Monday, April 1, 2013

Gravity and Grace: Monumental Works by El Anatsui

by Drew Martin
I saw Gravity and Grace: Monumental Works by El Anatsui yesterday at the Brooklyn Museum. It is definitely worth schlepping out to Brooklyn to see this beautiful body of work, in lieu of a visit to MoMA or the Met.

El Anatsui was born in Ghana in 1944 and now works out of Nigeria, where he employs a couple dozen young locals to pound, poke and loop thousands of liquor bottle caps and canned milk tops into metal tapestries. This is Anatsui’s first solo exhibition in a New York museum, and he pulls it off with ease.

Most people talk about Anatsui’s process as recycling but he does not like that term because he does not return the material back into the manufacturing cycle. He transforms discarded utilitarian objects into contemplative art objects. Anatsui speaks about his work as data, and leaves the decisions with the curators to be made at every level. He understands that viewers might approach his art as African textiles, but can also see in his rich, metal fabrics other influences and eras such as Klimt and the Vienna Secession.

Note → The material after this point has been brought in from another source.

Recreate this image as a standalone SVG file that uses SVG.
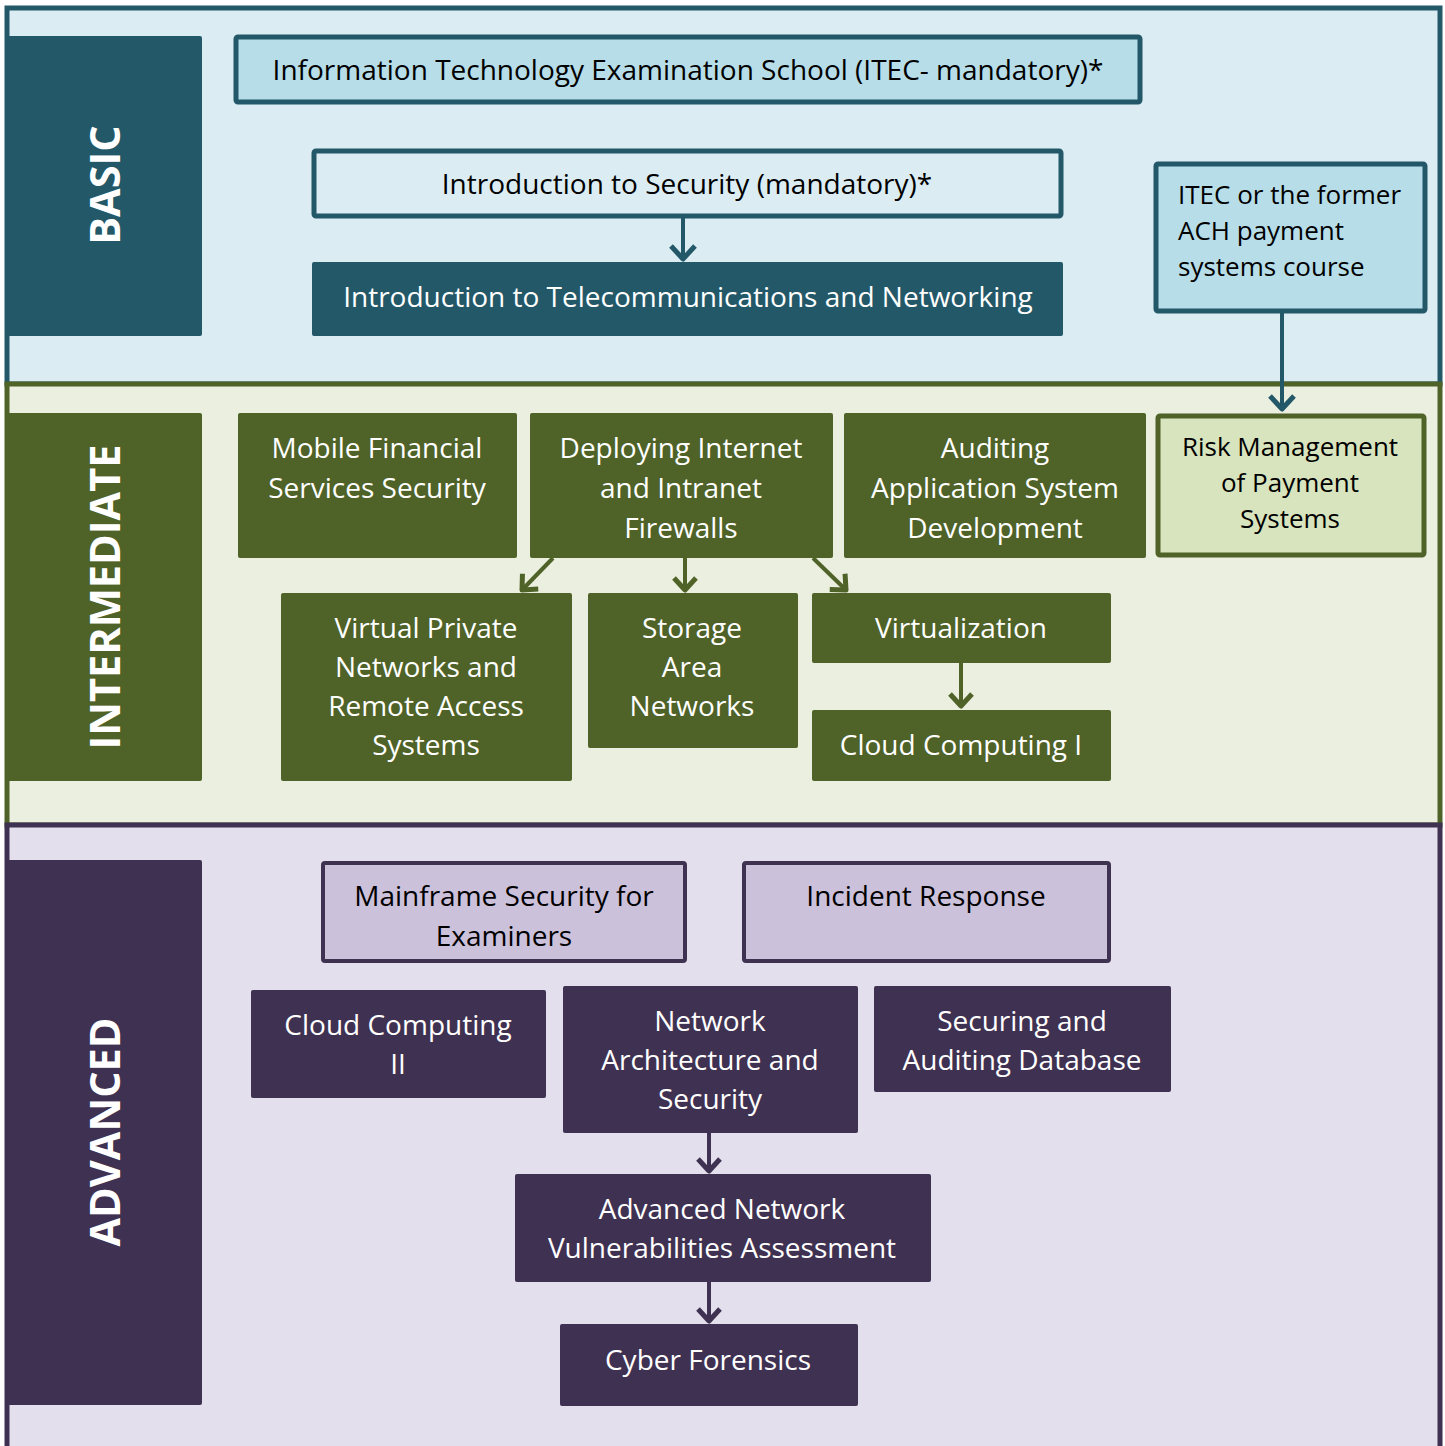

Anatsui warns to not stop there. This work is not simply decorative. His use of the liquor tops is a commentary on the European slave trade, which exchanged drink for slave labor that was sent to the colonies to grow and harvest sugarcane in order to make the liquors. He is also quick to challenge the Western concept of ocular beauty, explaining that in Africa beauty is more a matter of character than surface.